/---

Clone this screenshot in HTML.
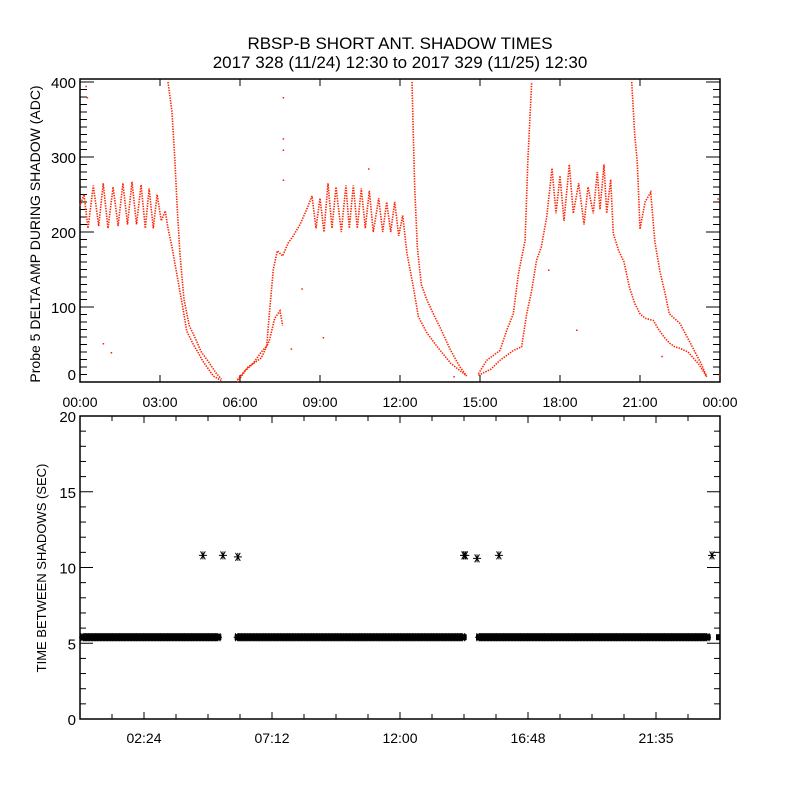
<!DOCTYPE html>
<html><head><meta charset="utf-8"><style>
html,body{margin:0;padding:0;background:#fff;}
svg{display:block;font-family:"Liberation Sans",sans-serif;}
</style></head><body>
<svg id="chart" width="800" height="800" viewBox="0 0 800 800">
<text x="400" y="49" text-anchor="middle" font-size="17">RBSP-B SHORT ANT. SHADOW TIMES</text>
<text x="400" y="68" text-anchor="middle" font-size="17">2017 328 (11/24) 12:30 to 2017 329 (11/25) 12:30</text>
<text transform="translate(40,234) rotate(-90)" text-anchor="middle" font-size="14">Probe 5 DELTA AMP DURING SHADOW (ADC)</text>
<text transform="translate(46,568) rotate(-90)" text-anchor="middle" font-size="13">TIME BETWEEN SHADOWS (SEC)</text>
<g id="top"></g><g id="bot"></g>
</svg>
<script>
// ---------- top panel data (hours, ADC) ----------
const traceA_t=[0,0.15,0.3,0.5,0.7,0.87,1.05,1.24,1.43,1.61,1.78,1.95,2.12,2.29,2.45,2.59,2.75,2.89,3.05,3.2,3.3,3.45,3.6,3.7,3.85,4.0,4.25,4.45,4.6,4.8,5.0,5.3];
const traceA_v=[235,250,205,262,208,265,205,260,208,265,210,267,210,263,205,258,205,250,215,228,205,180,150,130,100,68,50,38,28,18,8,2];
const traceB_t=[3.3,3.45,3.55,3.65,3.75,3.9,4.1,4.3,4.55,4.8,5.1,5.3];
const traceB_v=[400,360,300,230,170,110,75,60,40,28,12,4];
const traceC_t=[5.9,6.2,6.5,6.8,7.0,7.1,7.25,7.4,7.6,7.8,8.0,8.25,8.5,8.7,8.85,9.0,9.15,9.3,9.45,9.6,9.8,9.97,10.1,10.25,10.4,10.55,10.7,10.85,11.0,11.2,11.35,11.5,11.65,11.8,11.95,12.1];
const traceC_v=[0,15,25,40,48,90,150,175,168,185,195,210,230,248,205,245,200,265,205,260,200,262,205,262,205,258,205,255,200,245,200,240,200,240,195,222];
const traceD_t=[5.9,6.3,6.8,7.1,7.3,7.5,7.6];
const traceD_v=[3,20,32,55,85,95,75];
const traceE_t=[12.1,12.26,12.5,12.69,13.0,13.4,13.9,14.5];
const traceE_v=[222,172,127,87,66,47,25,8];
const traceF_t=[12.45,12.5,12.55,12.65,12.8,13.0,13.25,13.5,13.9,14.25,14.5];
const traceF_v=[400,330,260,180,130,110,91,73,42,20,8];
const traceG_t=[14.94,15.4,15.75,16.25,16.56,16.75,16.94,17.12,17.3,17.5,17.7,17.85,18.0,18.15,18.35,18.5,18.7,18.9,19.05,19.25,19.4,19.5,19.65,19.75,19.9,20.0,20.2,20.4,20.6,20.8,21.0,21.2,21.5,21.7,21.9,22.1,22.3,22.5,22.8,23.0,23.2,23.5];
const traceG_v=[9,17,29,42,47,91,122,162,180,220,285,225,275,215,290,225,265,210,260,225,280,230,290,225,270,198,175,160,127,105,91,85,82,70,60,52,47,45,40,32,24,7];
const traceH_t=[14.94,15.25,15.75,16.0,16.25,16.44,16.69,16.8,16.94];
const traceH_v=[11,29,42,69,91,144,189,300,400];
const traceI_t=[20.69,20.8,20.9,21.0,21.19,21.4,21.56,21.75,21.94,22.1,22.5,22.9,23.3,23.5];
const traceI_v=[400,330,293,204,240,253,187,147,118,91,78,51,24,7];
const strayT=[0.2,0.25,0.85,1.15,7.6,7.6,7.6,7.6,8.3,10.8,14.0,18.6,21.8,23.9,23.95,7.9,9.1,17.55];
const strayV=[395,380,52,40,380,325,310,270,125,285,8,70,35,245,10,45,60,150];
// ---------- bottom panel data ----------
const bandStart=[0,5.8,14.85,23.85];
const bandEnd=[5.3,14.5,23.65,24];
const bandVal=[5.4,5.4,5.4,5.4];
const outT=[4.61,5.36,5.92,14.4,14.45,14.89,15.71,23.7];
const outV=[10.8,10.8,10.7,10.8,10.8,10.6,10.8,10.8];
const topTicks=["00:00","03:00","06:00","09:00","12:00","15:00","18:00","21:00","00:00"];
const topYTicks=[0,100,200,300,400];
const botXTicks=["02:24","07:12","12:00","16:48","21:35"];
const botYTicks=[0,5,10,15,20];

const NS="http://www.w3.org/2000/svg";
function mk(tag,attrs,parent){const e=document.createElementNS(NS,tag);for(const k in attrs)e.setAttribute(k,attrs[k]);parent.appendChild(e);return e;}
const L=80,R=720,TT=79,TB=382,BT=416,BB=719;
const xs=h=>L+h*(R-L)/24;
const ytop=v=>Math.max(TT+1,TB-v*0.75);
const ybot=v=>BB-v*(BB-BT)/20;
const gt=document.getElementById('top'), gb=document.getElementById('bot');
const RED="#ff2200";

let fr=mk('rect',{x:L,y:TT,width:R-L,height:TB-TT,fill:'none',stroke:'#000','stroke-width':1.5},gt);


for(let i=0;i<topTicks.length;i++){const x=xs(i*3);
 mk('line',{x1:x,y1:TB,x2:x,y2:TB-7,stroke:'#000'},gt);mk('line',{x1:x,y1:TT,x2:x,y2:TT+7,stroke:'#000'},gt);
 const t=mk('text',{x:x,y:407,'text-anchor':'middle','font-size':14},gt);t.textContent=topTicks[i];
 
 }
for(let v=0;v<=400;v+=10){const y=TB-v*0.75,len=v%100===0?14:7;
 mk('line',{x1:L,y1:y,x2:L+len,y2:y,stroke:'#000'},gt);mk('line',{x1:R,y1:y,x2:R-len,y2:y,stroke:'#000'},gt);}
topYTicks.forEach(v=>{const t=mk('text',{x:76,y:(v===0?TB-2:TB-v*0.75+6),'text-anchor':'end','font-size':15},gt);t.textContent=v;
 
 });
const traces=[[traceA_t,traceA_v],[traceB_t,traceB_v],[traceC_t,traceC_v],[traceD_t,traceD_v],[traceE_t,traceE_v],[traceF_t,traceF_v],[traceG_t,traceG_v],[traceH_t,traceH_v],[traceI_t,traceI_v]];
traces.forEach((tr,i)=>{const pts=tr[0].map((h,j)=>xs(h).toFixed(1)+','+ytop(tr[1][j]).toFixed(1)).join(' ');
 const p=mk('polyline',{points:pts,fill:'none',stroke:RED,'stroke-width':1.6,'stroke-dasharray':'1.4 1.2'},gt);
 
 });
strayT.forEach((h,i)=>{const r=mk('rect',{x:xs(h),y:ytop(strayV[i]),width:1.5,height:1.5,fill:RED},gt);
 
 });

let fb=mk('rect',{x:L,y:BT,width:R-L,height:BB-BT,fill:'none',stroke:'#000','stroke-width':1.5},gb);


for(let k=0;k<=20;k++){const h=k*1.2,x=xs(h),len=(k%4===2)?7:5;
 mk('line',{x1:x,y1:BB,x2:x,y2:BB-len,stroke:'#000'},gb);mk('line',{x1:x,y1:BT,x2:x,y2:BT+len,stroke:'#000'},gb);}
botXTicks.forEach((s,i)=>{const t=mk('text',{x:xs(2.4+i*4.8),y:743,'text-anchor':'middle','font-size':14},gb);t.textContent=s;
 
 });
for(let v=0;v<=20;v++){const y=ybot(v),len=v%5===0?13:6;
 mk('line',{x1:L,y1:y,x2:L+len,y2:y,stroke:'#000'},gb);mk('line',{x1:R,y1:y,x2:R-len,y2:y,stroke:'#000'},gb);}
botYTicks.forEach(v=>{const t=mk('text',{x:76,y:ybot(v)+6,'text-anchor':'end','font-size':15},gb);t.textContent=v;
 
 });
function star(x,y,g,s){const d=`M${x-s},${y}H${x+s}M${x-s*0.6},${y-s}L${x+s*0.6},${y+s}M${x-s*0.6},${y+s}L${x+s*0.6},${y-s}M${x},${y-s}V${y+s}`;
 return mk('path',{d:d,stroke:'#000','stroke-width':1,fill:'none'},g);}
bandStart.forEach((s,i)=>{const x0=xs(s)+3,x1=xs(bandEnd[i])-3,y=ybot(bandVal[i]);
 const g=mk('g',{},gb);
 
 
 mk('rect',{x:x0-3,y:y-3,width:Math.max(2,x1-x0+6),height:6,fill:'#000'},g);
 for(let x=x0;x<=x1;x+=3){star(x,y,g,4);}});
outT.forEach((h,i)=>{const p=star(xs(h),ybot(outV[i]),gb,4);
 
 });
</script>
</body></html>
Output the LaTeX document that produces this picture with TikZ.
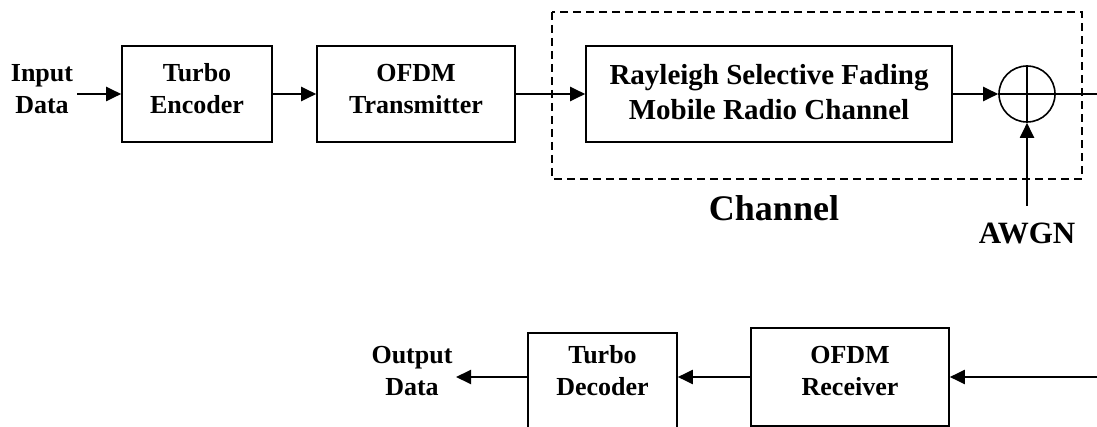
\documentclass[tikz,border=0pt]{standalone}
\usepackage{fontspec}
\setmainfont{Liberation Serif}
\usetikzlibrary{arrows.meta}
\tikzset{
  blk/.style={draw, line width=1.6pt, inner sep=0pt},
  lbl/.style={inner sep=0pt, align=center, font=\bfseries\fontsize{26}{32}\selectfont},
  flow/.style={line width=2pt, -{Triangle[length=15pt,width=14pt]}},
  plain/.style={line width=2pt},
}
\begin{document}
\begin{tikzpicture}[x=1pt,y=-1pt]
\path[use as bounding box] (0,0) rectangle (1097,427);
\clip (0,0) rectangle (1097,427);
% channel dashed frame
\draw[line width=1.5pt, dash pattern=on 8pt off 5pt] (552,12) rectangle (1082,179);
% top row
\node[lbl] (in) at (42,89) {Input\\Data};
\coordinate (inS) at (77,94);
\node[blk, minimum width=150, minimum height=96] (te) at (197,94) {};
\node[lbl] (tet) at (197,89) {Turbo\\Encoder};
\node[blk, minimum width=198, minimum height=96] (tx) at (416,94) {};
\node[lbl] (txt) at (416,89) {OFDM\\Transmitter};
\node[blk, minimum width=366, minimum height=96] (ray) at (769,94) {};
\node[lbl, font=\bfseries\fontsize{29}{35}\selectfont] (rayt) at (769,92.5) {Rayleigh Selective Fading\\Mobile Radio Channel};
\node[draw, circle, line width=1.6pt, minimum size=56, inner sep=0pt] (sum) at (1027,94) {};
\draw[line width=1.6pt] (sum.north) -- (sum.south) (sum.west) -- (sum.east);
\coordinate (outR) at (1097,94);
\coordinate (awgnS) at (1027,206);
\node[lbl, font=\bfseries\fontsize{36}{40}\selectfont] (ch) at (774,208) {Channel};
\node[lbl, font=\bfseries\fontsize{31}{36}\selectfont] (awgn) at (1027,233) {AWGN};
\draw[flow] (inS) -- (te.west);
\draw[flow] (te.east) -- (tx.west);
\draw[flow] (tx.east) -- (ray.west);
\draw[flow] (ray.east) -- (sum.west);
\draw[plain] (sum.east) -- (outR);
\draw[flow] (awgnS) -- (sum.south);
% bottom row
\coordinate (inR) at (1097,377);
\node[blk, minimum width=198, minimum height=98] (rx) at (850,377) {};
\node[lbl] (rxt) at (850,371.5) {OFDM\\Receiver};
\node[blk, minimum width=149, minimum height=110, anchor=north] (td) at (602.5,332) {};
\node[lbl] (tdt) at (602.5,371) {Turbo\\Decoder};
\node[lbl] (out) at (412,371) {Output\\Data};
\coordinate (outL) at (456,377);
\draw[flow] (inR) -- (rx.east);
\draw[flow] (rx.west) -- (rx.west -| td.east);
\draw[flow] (rx.west -| td.west) -- (outL);
\end{tikzpicture}
\end{document}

\---

### What the exercise asks
Identify the lines that hold the word "this". Copy every one of them.

### The completed task
Clone this screenshot in HTML.
Output the LaTeX document that produces this picture with TikZ.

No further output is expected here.